Goal of the exercise:
Both boundary lines count: repeat, exactly and alone, the lines from the one containing "What matplotlib code" to the one containing "bound = [0.0, 1.29, 2.45, 3.56, 4.69]", with pictures left out.

───── Data supplied ─────

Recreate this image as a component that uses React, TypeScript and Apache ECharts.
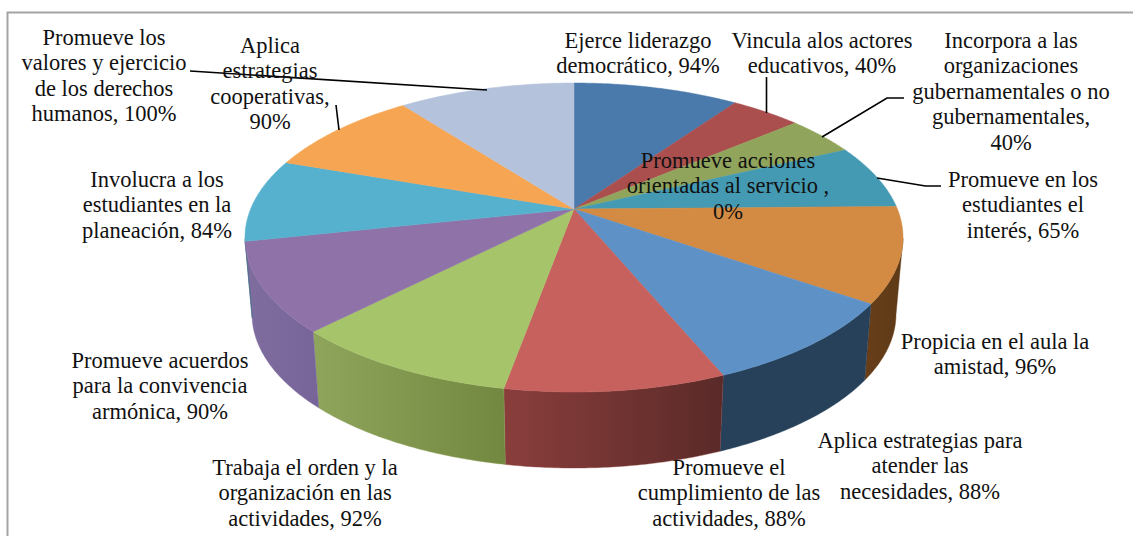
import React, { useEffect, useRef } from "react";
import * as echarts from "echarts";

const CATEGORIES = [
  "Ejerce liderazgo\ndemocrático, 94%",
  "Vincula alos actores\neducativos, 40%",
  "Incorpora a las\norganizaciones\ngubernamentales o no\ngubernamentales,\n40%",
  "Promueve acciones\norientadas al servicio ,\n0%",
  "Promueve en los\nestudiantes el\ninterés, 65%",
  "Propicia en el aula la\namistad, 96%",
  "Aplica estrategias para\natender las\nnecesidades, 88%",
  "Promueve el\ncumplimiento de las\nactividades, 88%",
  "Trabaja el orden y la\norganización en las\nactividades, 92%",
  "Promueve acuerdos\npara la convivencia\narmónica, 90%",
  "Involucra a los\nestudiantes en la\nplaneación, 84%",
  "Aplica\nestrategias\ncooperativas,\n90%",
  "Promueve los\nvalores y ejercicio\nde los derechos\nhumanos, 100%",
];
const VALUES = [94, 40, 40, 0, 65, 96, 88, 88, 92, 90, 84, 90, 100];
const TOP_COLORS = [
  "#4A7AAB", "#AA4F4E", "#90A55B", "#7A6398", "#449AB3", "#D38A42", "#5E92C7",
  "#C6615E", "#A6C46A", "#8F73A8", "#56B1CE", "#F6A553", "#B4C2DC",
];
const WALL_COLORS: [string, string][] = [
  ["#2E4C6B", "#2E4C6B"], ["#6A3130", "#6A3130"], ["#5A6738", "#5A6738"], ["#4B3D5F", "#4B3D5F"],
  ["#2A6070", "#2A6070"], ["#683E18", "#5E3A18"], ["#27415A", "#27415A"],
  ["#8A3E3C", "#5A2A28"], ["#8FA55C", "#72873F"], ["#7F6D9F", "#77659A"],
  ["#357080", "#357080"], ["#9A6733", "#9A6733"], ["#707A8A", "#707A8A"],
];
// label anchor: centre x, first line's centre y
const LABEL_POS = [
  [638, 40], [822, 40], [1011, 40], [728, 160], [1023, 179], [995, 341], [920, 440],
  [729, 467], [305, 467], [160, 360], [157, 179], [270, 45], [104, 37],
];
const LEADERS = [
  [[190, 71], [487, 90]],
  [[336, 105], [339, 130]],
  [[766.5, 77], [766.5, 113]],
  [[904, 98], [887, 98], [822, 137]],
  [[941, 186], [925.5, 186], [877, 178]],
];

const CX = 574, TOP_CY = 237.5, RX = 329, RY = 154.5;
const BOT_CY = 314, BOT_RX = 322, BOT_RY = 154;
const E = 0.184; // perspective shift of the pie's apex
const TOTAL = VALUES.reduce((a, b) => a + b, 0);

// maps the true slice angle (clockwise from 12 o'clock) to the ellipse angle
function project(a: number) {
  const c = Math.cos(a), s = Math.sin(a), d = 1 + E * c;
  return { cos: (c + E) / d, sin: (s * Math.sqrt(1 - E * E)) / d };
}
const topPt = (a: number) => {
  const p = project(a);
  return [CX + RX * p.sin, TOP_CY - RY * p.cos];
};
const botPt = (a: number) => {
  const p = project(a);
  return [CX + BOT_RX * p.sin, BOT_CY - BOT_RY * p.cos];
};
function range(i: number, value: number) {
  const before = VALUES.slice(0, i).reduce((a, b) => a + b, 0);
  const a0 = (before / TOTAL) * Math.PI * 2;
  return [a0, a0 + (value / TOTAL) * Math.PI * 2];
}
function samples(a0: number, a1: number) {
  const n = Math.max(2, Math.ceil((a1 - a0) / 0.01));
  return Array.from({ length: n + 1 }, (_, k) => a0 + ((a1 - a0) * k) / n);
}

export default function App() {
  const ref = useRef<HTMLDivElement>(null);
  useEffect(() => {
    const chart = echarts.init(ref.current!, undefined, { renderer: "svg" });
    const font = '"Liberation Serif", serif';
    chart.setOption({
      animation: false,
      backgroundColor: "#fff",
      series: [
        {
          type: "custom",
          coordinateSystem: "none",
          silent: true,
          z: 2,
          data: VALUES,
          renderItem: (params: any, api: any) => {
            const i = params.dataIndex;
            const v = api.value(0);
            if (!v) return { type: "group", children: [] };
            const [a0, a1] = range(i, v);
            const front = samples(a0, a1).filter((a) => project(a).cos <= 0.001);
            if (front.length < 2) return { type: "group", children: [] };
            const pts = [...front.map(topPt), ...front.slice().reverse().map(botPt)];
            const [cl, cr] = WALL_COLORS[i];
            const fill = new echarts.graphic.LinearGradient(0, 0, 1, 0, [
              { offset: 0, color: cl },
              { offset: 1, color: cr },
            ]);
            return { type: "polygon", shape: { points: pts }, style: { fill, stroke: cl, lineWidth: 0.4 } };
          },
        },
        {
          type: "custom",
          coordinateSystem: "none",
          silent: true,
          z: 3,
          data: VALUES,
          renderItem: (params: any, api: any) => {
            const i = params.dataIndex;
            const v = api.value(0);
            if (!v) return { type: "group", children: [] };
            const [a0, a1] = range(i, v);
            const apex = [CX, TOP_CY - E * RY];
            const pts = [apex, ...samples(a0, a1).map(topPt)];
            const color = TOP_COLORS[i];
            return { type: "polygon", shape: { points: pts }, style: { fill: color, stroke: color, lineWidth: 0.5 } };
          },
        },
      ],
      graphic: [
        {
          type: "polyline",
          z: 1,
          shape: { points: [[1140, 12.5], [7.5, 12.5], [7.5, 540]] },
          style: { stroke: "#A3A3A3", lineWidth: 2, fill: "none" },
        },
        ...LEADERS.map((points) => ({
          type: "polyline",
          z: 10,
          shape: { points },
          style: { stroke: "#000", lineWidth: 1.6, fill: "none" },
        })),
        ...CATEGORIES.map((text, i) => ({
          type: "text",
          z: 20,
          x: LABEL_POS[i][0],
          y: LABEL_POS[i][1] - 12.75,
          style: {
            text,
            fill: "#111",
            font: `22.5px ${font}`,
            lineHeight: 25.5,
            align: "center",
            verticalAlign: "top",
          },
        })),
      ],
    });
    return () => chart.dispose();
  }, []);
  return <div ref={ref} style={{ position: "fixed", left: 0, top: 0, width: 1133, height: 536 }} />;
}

─────
───── Data supplied ─────

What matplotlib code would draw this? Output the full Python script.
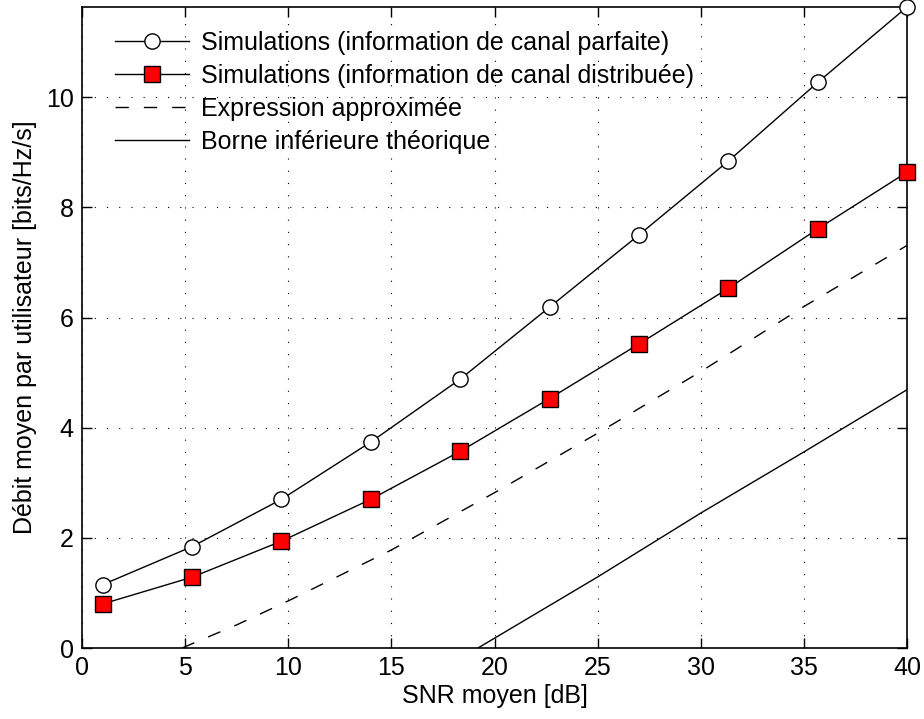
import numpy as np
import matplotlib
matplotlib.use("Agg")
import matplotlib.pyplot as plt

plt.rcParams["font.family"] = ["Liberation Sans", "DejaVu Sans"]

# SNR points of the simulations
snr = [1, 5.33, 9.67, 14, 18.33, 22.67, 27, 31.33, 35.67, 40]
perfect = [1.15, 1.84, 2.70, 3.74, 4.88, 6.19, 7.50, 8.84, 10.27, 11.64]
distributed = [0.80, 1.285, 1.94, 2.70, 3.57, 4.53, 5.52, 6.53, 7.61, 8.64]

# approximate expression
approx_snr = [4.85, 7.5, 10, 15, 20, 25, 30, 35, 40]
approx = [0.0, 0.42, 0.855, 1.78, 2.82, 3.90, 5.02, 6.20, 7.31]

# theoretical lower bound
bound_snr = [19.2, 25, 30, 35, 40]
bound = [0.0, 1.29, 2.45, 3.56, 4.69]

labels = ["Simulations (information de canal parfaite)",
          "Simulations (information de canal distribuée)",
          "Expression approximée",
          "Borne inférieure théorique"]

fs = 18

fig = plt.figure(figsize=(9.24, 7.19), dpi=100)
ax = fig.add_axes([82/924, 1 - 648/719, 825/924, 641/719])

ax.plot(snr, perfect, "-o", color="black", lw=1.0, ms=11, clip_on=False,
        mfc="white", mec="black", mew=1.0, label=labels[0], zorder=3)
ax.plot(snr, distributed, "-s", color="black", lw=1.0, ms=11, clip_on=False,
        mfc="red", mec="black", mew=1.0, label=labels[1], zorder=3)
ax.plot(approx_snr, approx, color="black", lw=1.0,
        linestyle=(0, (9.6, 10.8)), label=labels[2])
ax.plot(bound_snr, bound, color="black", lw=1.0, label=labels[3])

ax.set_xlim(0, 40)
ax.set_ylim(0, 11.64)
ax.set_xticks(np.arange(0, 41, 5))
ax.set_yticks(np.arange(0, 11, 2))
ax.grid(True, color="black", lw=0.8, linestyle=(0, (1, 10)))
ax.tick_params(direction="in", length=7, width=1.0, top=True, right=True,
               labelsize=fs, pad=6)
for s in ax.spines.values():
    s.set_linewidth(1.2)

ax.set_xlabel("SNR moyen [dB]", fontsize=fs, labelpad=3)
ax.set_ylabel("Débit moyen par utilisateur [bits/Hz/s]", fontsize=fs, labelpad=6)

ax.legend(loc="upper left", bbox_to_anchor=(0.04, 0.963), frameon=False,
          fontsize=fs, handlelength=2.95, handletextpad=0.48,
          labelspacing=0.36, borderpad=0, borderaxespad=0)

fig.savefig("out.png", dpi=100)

─────

Exercise output:
What matplotlib code would draw this? Output the full Python script.
import numpy as np
import matplotlib
matplotlib.use("Agg")
import matplotlib.pyplot as plt

plt.rcParams["font.family"] = ["Liberation Sans", "DejaVu Sans"]

# SNR points of the simulations
snr = [1, 5.33, 9.67, 14, 18.33, 22.67, 27, 31.33, 35.67, 40]
perfect = [1.15, 1.84, 2.70, 3.74, 4.88, 6.19, 7.50, 8.84, 10.27, 11.64]
distributed = [0.80, 1.285, 1.94, 2.70, 3.57, 4.53, 5.52, 6.53, 7.61, 8.64]

# approximate expression
approx_snr = [4.85, 7.5, 10, 15, 20, 25, 30, 35, 40]
approx = [0.0, 0.42, 0.855, 1.78, 2.82, 3.90, 5.02, 6.20, 7.31]

# theoretical lower bound
bound_snr = [19.2, 25, 30, 35, 40]
bound = [0.0, 1.29, 2.45, 3.56, 4.69]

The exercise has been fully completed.